Najmi offers the analogy of horseback riding. He explains that if the rider doesn’t know how to move or balance with the gait of the horse, they or the horse will have less of an enjoyable experience. But if the rider is in rhythm with the horse, they can “easily change direction and enjoy the ride.” In that scenario, the organization is the horse, its workforce is the rider, and culture is the gait and rhythm.
“The culture is how we work and interact with each other. And culture survives if and only if driven top-down. Leaders need to understand, align, and role model the core values and expected behaviors. If leaders and team members do that, they can quickly adapt and adjust to changes happening outside the organization because the talent working inside are in sync.”
A key factor to the mindset is a good sense of company direction, which comes from a set purpose and vision. “Let’s say you and I have to be in New York City to attend a conference,” Najmi states. “We may have different ways of getting there. I drive; you take the train. But as long as we both know our destination, have clear directions, and know what time we have to be there, we will get where we need to be.”

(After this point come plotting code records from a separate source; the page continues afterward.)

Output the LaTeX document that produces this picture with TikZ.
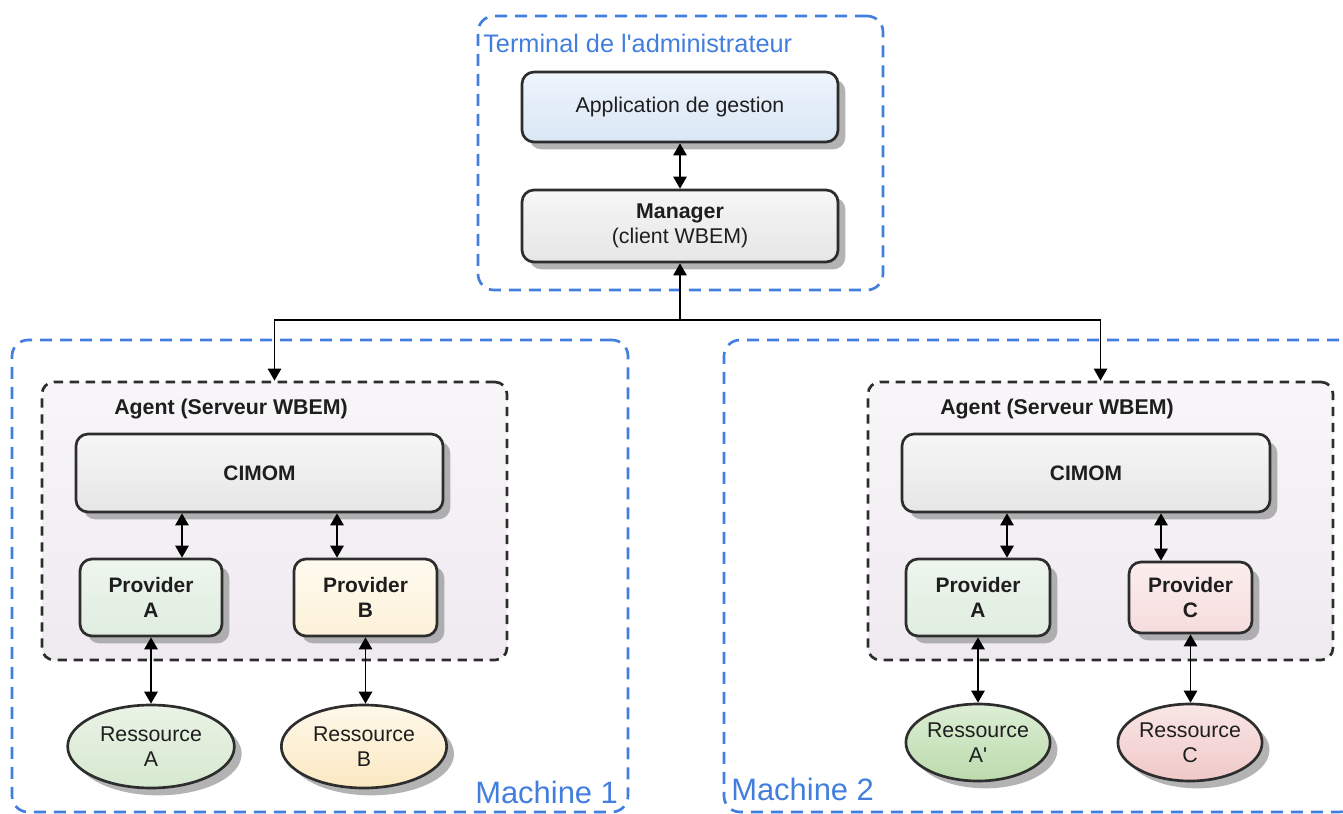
\documentclass[tikz,border=0pt]{standalone}
\usepackage{fontspec}
\setmainfont{Liberation Sans}[Ligatures=TeXOff]
\usetikzlibrary{arrows.meta,shadows,shapes.geometric}
\definecolor{mblue}{RGB}{66,126,222}
\definecolor{edge}{RGB}{45,45,45}
\definecolor{txt}{RGB}{30,30,30}
\definecolor{appT}{HTML}{EEF4FB}\definecolor{appB}{HTML}{D9E7F5}
\definecolor{grT}{HTML}{F6F6F6}\definecolor{grB}{HTML}{E6E6E6}
\definecolor{gnT}{HTML}{EEF6EE}\definecolor{gnB}{HTML}{DFEDDF}
\definecolor{rgT}{HTML}{EAF3E6}\definecolor{rgB}{HTML}{D6E8CF}
\definecolor{ylT}{HTML}{FFFBEF}\definecolor{ylB}{HTML}{FCF1D9}
\definecolor{ryT}{HTML}{FEF8EA}\definecolor{ryB}{HTML}{FBE8C1}
\definecolor{pkT}{HTML}{FBEEEE}\definecolor{pkB}{HTML}{F6DCDC}
\definecolor{rpT}{HTML}{F9E6E6}\definecolor{rpB}{HTML}{F0C8C8}
\definecolor{rdT}{HTML}{DDEED5}\definecolor{rdB}{HTML}{BBDBAC}
\definecolor{agT}{HTML}{F8F6F9}\definecolor{agB}{HTML}{EFEAF0}
\begin{document}
\begin{tikzpicture}[x=0.75pt,y=-0.75pt,
  box/.style={draw=edge, line width=2pt, rounded corners=9pt,
    drop shadow={shadow xshift=5.5pt,shadow yshift=-5.5pt,fill=black!40,opacity=0.75},
    font=\fontsize{16}{19}\selectfont, align=center, text=txt, inner sep=0pt},
  ress/.style={box, ellipse, rounded corners=0pt},
  bold/.style={font=\fontsize{15.7}{19}\selectfont\bfseries},
  zone/.style={draw=mblue, line width=2pt, dash pattern=on 9pt off 6pt, rounded corners=12pt, inner sep=0pt},
  agent/.style={draw=edge, line width=2pt, dash pattern=on 7pt off 5pt, rounded corners=9pt, inner sep=0pt, top color=agT, bottom color=agB},
  zonelabel/.style={text=mblue, inner sep=0pt, anchor=west},
  agentlabel/.style={font=\fontsize{16}{18}\selectfont\bfseries, text=txt, inner sep=0pt},
  biarrow/.style={{Triangle[width=10pt,length=9pt]}-{Triangle[width=10pt,length=9pt]}, line width=1.4pt, black},
  arr/.style={-{Triangle[width=10pt,length=9pt]}, line width=1.2pt, black}
]
\useasboundingbox (0,0) rectangle (1343,814);

% containers
\node[zone, minimum width=303.75pt, minimum height=205.5pt] (term) at (680.5,153) {};
\node[zonelabel, font=\fontsize{19}{22}\selectfont] (termlbl) at (483,43) {Terminal de l'administrateur};
\node[zone, minimum width=462pt, minimum height=354pt] (m1) at (320,576) {};
\node[zone, minimum width=473.25pt, minimum height=354pt] (m2) at (1039.5,576) {};
\node[zonelabel, font=\fontsize{23.2}{26}\selectfont] (m1lbl) at (475,792) {Machine 1};
\node[zonelabel, font=\fontsize{23.2}{26}\selectfont] (m2lbl) at (731,789) {Machine 2};

\node[agent, minimum width=348.75pt, minimum height=208.5pt] (ag1) at (274.5,521) {};
\node[agent, minimum width=348.75pt, minimum height=208.5pt] (ag2) at (1100.5,521) {};
\node[agentlabel] (ag1lbl) at (231,409) {Agent (Serveur WBEM)};
\node[agentlabel] (ag2lbl) at (1057,409) {Agent (Serveur WBEM)};

% top boxes
\node[box, top color=appT, bottom color=appB, minimum width=237pt, minimum height=52.5pt] (app) at (680,107) {Application de gestion};
\node[box, top color=grT, bottom color=grB, minimum width=237pt, minimum height=54pt] (mgr) at (680,226) {{\bfseries Manager}\\(client WBEM)};

% machine 1
\node[box, bold, top color=grT, bottom color=grB, minimum width=275.25pt, minimum height=58.5pt] (cim1) at (259.5,473) {CIMOM};
\node[box, bold, top color=gnT, bottom color=gnB, minimum width=106.5pt, minimum height=57.75pt] (pa1) at (151,597.5) {Provider\\A};
\node[box, bold, top color=ylT, bottom color=ylB, minimum width=107.25pt, minimum height=57.75pt] (pb1) at (365.5,597.5) {Provider\\B};
\node[ress, top color=rgT, bottom color=rgB, minimum width=125pt, minimum height=62.25pt] (ra1) at (151,746.5) {Ressource\\A};
\node[ress, top color=ryT, bottom color=ryB, minimum width=124pt, minimum height=62.25pt] (rb1) at (364,746.5) {Ressource\\B};

% machine 2
\node[box, bold, top color=grT, bottom color=grB, minimum width=276pt, minimum height=58.5pt] (cim2) at (1086,473) {CIMOM};
\node[box, bold, top color=gnT, bottom color=gnB, minimum width=108pt, minimum height=57.75pt] (pa2) at (978,597.5) {Provider\\A};
\node[box, bold, top color=pkT, bottom color=pkB, minimum width=92.25pt, minimum height=53.25pt] (pc2) at (1190.5,597.5) {Provider\\C};
\node[ress, top color=rdT, bottom color=rdB, minimum width=106.5pt, minimum height=57.75pt] (ra2) at (978,742.5) {Ressource\\A'};
\node[ress, top color=rpT, bottom color=rpB, minimum width=106.5pt, minimum height=57.75pt] (rc2) at (1190,742.5) {Ressource\\C};

% connectors
\draw[biarrow] (app) -- (mgr);
\coordinate (j) at (680,320);
\draw[arr] (j) -- (mgr.south);
\draw[arr] (j) -| (ag1.north);
\draw[arr] (j) -| (ag2.north);

\coordinate (xa1) at (182,0);
\coordinate (xb1) at (337,0);
\coordinate (xa2) at (1007,0);
\coordinate (xc2) at (1161,0);
\draw[biarrow] (xa1 |- cim1.south) -- (xa1 |- pa1.north);
\draw[biarrow] (xb1 |- cim1.south) -- (xb1 |- pb1.north);
\draw[biarrow] (xa2 |- cim2.south) -- (xa2 |- pa2.north);
\draw[biarrow] (xc2 |- cim2.south) -- (xc2 |- pc2.north);

\draw[biarrow] (pa1.south) -- (ra1.north);
\draw[biarrow] (pb1.south) -- (pb1.south |- rb1.north);
\draw[biarrow] (pa2.south) -- (ra2.north);
\draw[biarrow] (pc2.south) -- (pc2.south |- rc2.north);
\end{tikzpicture}
\end{document}
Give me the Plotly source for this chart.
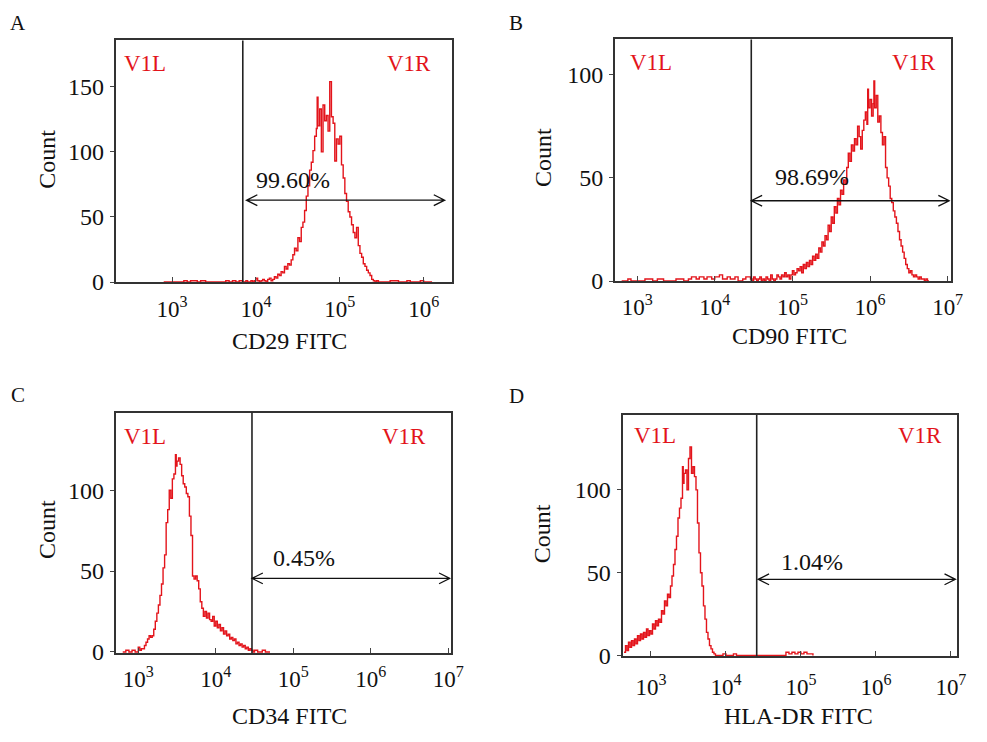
import plotly.graph_objects as go

PAGE_W, PAGE_H = 987, 742
OFF = 8                      # default body margin of the html page
W, H = PAGE_W - 2 * OFF, PAGE_H - 2 * OFF
RED = "#e3141b"
FONT = "Liberation Serif"

# ---------------- data (x = log10 fluorescence, y = count) ----------------
A_x = [2.90, 3.00, 3.10, 3.14, 3.18, 3.22, 3.30, 3.34, 3.40, 3.50, 3.60, 3.64, 3.68, 3.72, 3.76, 3.80, 3.84,
       3.86, 3.88, 3.90, 3.92, 3.94, 3.96, 3.98, 4.00, 4.02, 4.04, 4.06, 4.08, 4.10, 4.12, 4.14, 4.16, 4.18,
       4.20, 4.22, 4.24, 4.26, 4.28, 4.30, 4.32, 4.34, 4.36, 4.38, 4.40, 4.42, 4.44, 4.46, 4.48, 4.50, 4.52,
       4.54, 4.56, 4.58, 4.60, 4.62, 4.64, 4.66, 4.68, 4.70, 4.72, 4.73, 4.74, 4.76, 4.78, 4.80, 4.82, 4.84,
       4.86, 4.88, 4.90, 4.92, 4.94, 4.96, 4.98, 5.00, 5.02, 5.04, 5.06, 5.08, 5.10, 5.12, 5.14, 5.16, 5.18,
       5.20, 5.22, 5.24, 5.26, 5.28, 5.30, 5.32, 5.34, 5.36, 5.38, 5.40, 5.42, 5.44, 5.46, 5.48, 5.50, 5.60,
       5.70, 5.74, 5.80, 5.84, 5.90, 5.96, 6.00, 6.10]
A_y = [0, 0, 0, 1, 0, 1, 0, 1, 0, 0, 0, 1, 0, 1, 0, 1, 0,
       0, 1, 0, 0, 1, 0, 1, 3, 1, 0, 1, 2, 1, 0, 2, 3, 1,
       2, 4, 3, 6, 5, 8, 7, 12, 10, 14, 13, 17, 21, 26, 24, 34, 31,
       42, 46, 55, 66, 74, 86, 92, 101, 112, 118, 142, 120, 133, 100, 136, 124, 128,
       116, 154, 127, 122, 93, 110, 106, 112, 90, 80, 68, 62, 54, 50, 44, 38, 34,
       42, 28, 22, 19, 14, 12, 9, 7, 5, 2, 1, 0, 1, 0, 0, 0, 1,
       0, 0, 1, 0, 0, 1, 0, 0]

B_x = [2.80, 2.88, 2.92, 3.00, 3.10, 3.20, 3.26, 3.34, 3.40, 3.50, 3.60, 3.66, 3.70, 3.76, 3.80, 3.86, 3.90,
       3.96, 4.00, 4.06, 4.10, 4.16, 4.20, 4.26, 4.30, 4.36, 4.40,
       4.46, 4.48, 4.50, 4.52, 4.54, 4.56, 4.58, 4.60, 4.62, 4.64, 4.66, 4.68, 4.70, 4.72, 4.74, 4.76, 4.78,
       4.80, 4.82, 4.84, 4.86, 4.88, 4.90, 4.92, 4.94, 4.96, 4.98, 5.00, 5.02, 5.04, 5.06, 5.08, 5.10, 5.12,
       5.14, 5.16, 5.18, 5.20, 5.22, 5.24, 5.26, 5.28, 5.30, 5.32, 5.34, 5.36, 5.38, 5.40, 5.42, 5.44, 5.46,
       5.48, 5.50, 5.52, 5.54, 5.56, 5.58, 5.60, 5.62, 5.64, 5.66, 5.68, 5.70, 5.72, 5.74, 5.76, 5.78, 5.80,
       5.82, 5.84, 5.86, 5.88, 5.90, 5.92, 5.94, 5.96, 5.97, 5.98, 6.00, 6.02, 6.04, 6.05, 6.06, 6.08, 6.10,
       6.12, 6.14, 6.16, 6.18, 6.20, 6.22, 6.24, 6.26, 6.28, 6.30, 6.32, 6.34, 6.36, 6.38, 6.40, 6.42, 6.44,
       6.46, 6.48, 6.50, 6.52, 6.54, 6.56, 6.58, 6.60, 6.62, 6.64, 6.66, 6.68, 6.70, 6.72, 6.74, 6.76]
B_y = [0, 1, 0, 0, 1, 0, 1, 0, 0, 1, 0, 1, 2, 1, 2, 1, 2,
       1, 2, 3, 1, 2, 1, 2, 0, 1, 2,
       1, 0, 2, 1, 0, 1, 2, 0, 1, 0, 2, 1, 0, 3, 1, 0, 1,
       3, 2, 1, 3, 2, 4, 2, 3, 1, 3, 5, 3, 4, 6, 5, 7, 4,
       8, 6, 9, 7, 10, 8, 12, 10, 13, 11, 16, 14, 19, 17, 22, 20, 27,
       24, 31, 28, 36, 33, 40, 37, 44, 42, 49, 47, 55, 62, 58, 66, 63, 69,
       66, 75, 70, 64, 73, 78, 82, 76, 93, 84, 88, 80, 86, 97, 84, 90, 77,
       80, 72, 66, 70, 55, 50, 46, 40, 38, 34, 31, 28, 24, 20, 17, 14, 11,
       8, 6, 4, 5, 3, 2, 3, 2, 1, 2, 1, 1, 0, 1, 0, 0]

C_x = [2.80, 2.84, 2.88, 2.92, 2.96, 3.00, 3.02, 3.04, 3.06, 3.08, 3.10, 3.12, 3.14, 3.16, 3.18, 3.20, 3.22,
       3.24, 3.26, 3.28, 3.30, 3.32, 3.34, 3.36, 3.38, 3.40, 3.42, 3.44, 3.46, 3.48, 3.49, 3.50, 3.52, 3.54,
       3.56, 3.58, 3.60, 3.62, 3.64, 3.66, 3.68, 3.70, 3.72, 3.74, 3.76, 3.78, 3.80, 3.82, 3.84, 3.86, 3.88,
       3.90, 3.92, 3.94, 3.96, 3.98, 4.00, 4.02, 4.04, 4.06, 4.08, 4.10, 4.12, 4.14, 4.16, 4.18, 4.20, 4.22,
       4.24, 4.26, 4.28, 4.30, 4.32, 4.34, 4.36, 4.38, 4.40, 4.42, 4.44, 4.46, 4.48, 4.50, 4.54, 4.60, 4.64,
       4.70]
C_y = [0, 1, 0, 1, 0, 3, 1, 2, 2, 4, 6, 8, 10, 9, 10, 14, 19,
       24, 29, 35, 42, 52, 60, 80, 88, 100, 95, 107, 110, 122, 115, 118, 120, 116,
       109, 104, 102, 98, 96, 84, 72, 47, 45, 47, 44, 39, 31, 27, 22, 25, 21,
       24, 20, 19, 22, 16, 19, 15, 17, 13, 15, 11, 13, 10, 11, 8, 9, 7,
       8, 5, 6, 4, 5, 3, 4, 2, 3, 1, 2, 1, 0, 1, 0, 1, 0,
       0]

D_x = [2.64, 2.66, 2.68, 2.70, 2.72, 2.74, 2.76, 2.78, 2.80, 2.82, 2.84, 2.86, 2.88, 2.90, 2.92, 2.94, 2.96,
       2.98, 3.00, 3.02, 3.04, 3.06, 3.08, 3.10, 3.12, 3.14, 3.16, 3.18, 3.20, 3.22, 3.24, 3.26, 3.28, 3.30,
       3.32, 3.34, 3.36, 3.38, 3.40, 3.42, 3.43, 3.44, 3.46, 3.48, 3.50, 3.52, 3.54, 3.56, 3.58, 3.60, 3.62,
       3.64, 3.66, 3.68, 3.70, 3.72, 3.74, 3.76, 3.78, 3.80, 3.82, 3.84, 3.86, 3.90, 3.96, 4.00, 4.10, 4.14,
       4.76, 4.80, 4.84, 4.88, 4.92, 4.96, 5.00, 5.04, 5.08, 5.12, 5.16]
D_y = [2, 6, 3, 8, 5, 9, 6, 10, 7, 12, 9, 13, 10, 14, 11, 16, 12,
       15, 13, 19, 16, 21, 18, 22, 20, 27, 25, 33, 30, 37, 35, 42, 48, 55,
       64, 72, 83, 89, 95, 114, 104, 110, 112, 100, 119, 126, 110, 114, 108, 100, 80,
       62, 50, 42, 30, 22, 14, 10, 6, 4, 2, 1, 0, 0, 1, 0, 1, 0,
       0, 2, 1, 2, 1, 2, 1, 2, 1, 1, 0]

labels = ["A", "B", "C", "D"]
x_titles = ["CD29 FITC", "CD90 FITC", "CD34 FITC", "HLA-DR FITC"]
percents = ["99.60%", "98.69%", "0.45%", "1.04%"]
x_tick_exps = [[3, 4, 5, 6], [3, 4, 5, 6, 7], [3, 4, 5, 6, 7], [3, 4, 5, 6, 7]]
y_tick_vals = [[0, 50, 100, 150], [0, 50, 100], [0, 50, 100], [0, 50, 100]]
gates = [3.843, 4.47, 4.467, 4.41]
arrow_counts = [62.9, 38.9, 45.5, 46.0]
series = [(A_x, A_y), (B_x, B_y), (C_x, C_y), (D_x, D_y)]

# ---------------- layout geometry (page pixels) ----------------
boxes = [  # left, right, top, bottom of plot frame
    (117.3, 458.3, 41, 287),
    (623.3, 963.3, 40, 286),
    (117.3, 456.7, 420, 665),
    (631.0, 970.0, 422.3, 668),
]
x_ranges = [(2.329, 6.341), (2.715, 7.037), (2.711, 7.03), (2.622, 7.083)]
y_ranges = [(0, 185.7), (0, 117.1), (-0.8, 148), (-0.4, 145.3)]
arrow_tips = [(3.887, 6.25), (4.47, 7.02), (4.467, 7.02), (4.43, 7.06)]

letter_pos = [(18, 23), (523, 23), (18, 402), (523, 403)]
count_pos = [(48, 162), (551, 160), (48, 539), (550, 543)]
xtitle_pos = [(293, 347), (800, 342), (293, 729), (809, 729)]
v1l_pos = [(124, 65), (636.7, 63), (124, 444), (640.7, 443)]
v1r_pos = [(439, 65), (951, 63), (434, 444), (956.7, 443)]
pct_pos = [(257, 183), (783, 180), (275, 568), (789, 572)]
xlabel_standoff = [5, 4, 4, 9]


def px(x):
    return (x - OFF) / W


def py(y):
    return 1 - (y - OFF) / H


fig = go.Figure()
annotations = []
shapes = []

for i in range(4):
    sfx = "" if i == 0 else str(i + 1)
    xa, ya = "x" + sfx, "y" + sfx
    l, r, t, b = boxes[i]
    fig.add_trace(go.Scatter(
        x=series[i][0], y=series[i][1], mode="lines", line=dict(color=RED, width=1.4, shape="hv"),
        xaxis=xa, yaxis=ya, showlegend=False, hoverinfo="skip"))

    fig.update_layout(**{
        "xaxis" + sfx: dict(
            domain=[px(l), px(r)], range=list(x_ranges[i]), anchor=ya,
            tickvals=x_tick_exps[i], ticktext=["10<sup>%d</sup>" % e for e in x_tick_exps[i]],
            ticks="inside", ticklen=5, tickwidth=1.2, tickcolor="#444",
            showline=True, mirror=True, linecolor="#333", linewidth=2,
            showgrid=False, zeroline=False, ticklabelstandoff=xlabel_standoff[i],
            tickfont=dict(family=FONT, size=23, color="#111")),
        "yaxis" + sfx: dict(
            domain=[py(b), py(t)], range=list(y_ranges[i]), anchor=xa,
            tickvals=y_tick_vals[i], ticks="outside", ticklen=4, tickwidth=1.2, tickcolor="#444",
            showline=True, mirror=True, linecolor="#333", linewidth=2,
            showgrid=False, zeroline=False, ticklabelstandoff=1,
            tickfont=dict(family=FONT, size=24, color="#111")),
    })

    # gate line
    shapes.append(dict(type="line", xref=xa, yref=ya + " domain", x0=gates[i], x1=gates[i], y0=0, y1=1,
                       line=dict(color="#222", width=1.6)))
    # double arrow with open chevron heads
    ppx = (r - l) / (x_ranges[i][1] - x_ranges[i][0])
    ppy = (b - t) / (y_ranges[i][1] - y_ranges[i][0])
    dx, dy = 11 / ppx, 5.5 / ppy
    x0, x1 = arrow_tips[i]
    yv = arrow_counts[i]
    path = (f"M{x0},{yv} L{x1},{yv} "
            f"M{x0 + dx},{yv + dy} L{x0},{yv} L{x0 + dx},{yv - dy} "
            f"M{x1 - dx},{yv + dy} L{x1},{yv} L{x1 - dx},{yv - dy}")
    shapes.append(dict(type="path", xref=xa, yref=ya, path=path, line=dict(color="#111", width=1.3)))

    def ann(text, pos, size, color="#111", xanchor="center", angle=0):
        annotations.append(dict(text=text, x=px(pos[0]), y=py(pos[1]), xref="paper", yref="paper",
                                xanchor=xanchor, yanchor="middle", showarrow=False, textangle=angle,
                                font=dict(family=FONT, size=size, color=color)))

    ann(labels[i], letter_pos[i], 21)
    ann("Count", count_pos[i], 24, angle=-90)
    ann(x_titles[i], xtitle_pos[i], 24)
    ann("V1L", v1l_pos[i], 23, color=RED, xanchor="left")
    ann("V1R", v1r_pos[i], 23, color=RED, xanchor="right")
    ann(percents[i], pct_pos[i], 24, xanchor="left")

fig.update_layout(width=W, height=H, margin=dict(l=0, r=0, t=0, b=0),
                  paper_bgcolor="white", plot_bgcolor="white",
                  annotations=annotations, shapes=shapes)

fig.write_html("out.html", config={"displayModeBar": False})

That approach is about “making the organization agile internally instead of trying to bend and twist in a reactive way to change,” Najmi notes. “And even if you are proactive, but your people don’t know where the company is heading, it feels reactive to them because the organization is pushing them left and right and they don’t know the reasons why.”
Just as Tenneco has been forced to pivot when adapting to major changes in recent years, so has its talent development function. Najmi has had first-hand experience incorporating his ideas about change management on the job.
“We make culture central to our leadership development programs like The On-Ramp,” Najmi explains. “That way, our focus is not specifically on how to teach them change management, but how do we develop leaders so they can respond to and manage change in a way that it becomes second nature? Whatever the change is, we want our leaders to think, ‘I get it. I understand why we’re doing this, where we’re going. I'm aligned. Let's move forward.’”
Najmi recommends that fellow TD leaders follow a similar path, simultaneously warning them against being led astray by distractions—whether that is new L&D technology and tools or a new organizational leader with distinct ideas about the role of TD.
As “distractions increase, learning and talent development teams tend to drift away from their core purpose,” he remarks. “Without thinking through an overall road map of where talent development is heading or understanding our purpose, how do we ensure that we’re not just buying into some new trend or reacting automatically to internal demands?”
Although Najmi admits to being guilty of caving to distractions, he encourages TD leaders to stick to the course. “I have to continually ask myself: ‘How do I make sure that I have the right components? Are the right people involved? Is development happening at the right time?’ I have to remind myself to stay focused on creating a larger ecosystem of knowledge, development, and learning that allows everyone to connect, apply, reflect, and commit, supporting an agile, skills-based organization. That’s my direction, my purpose.”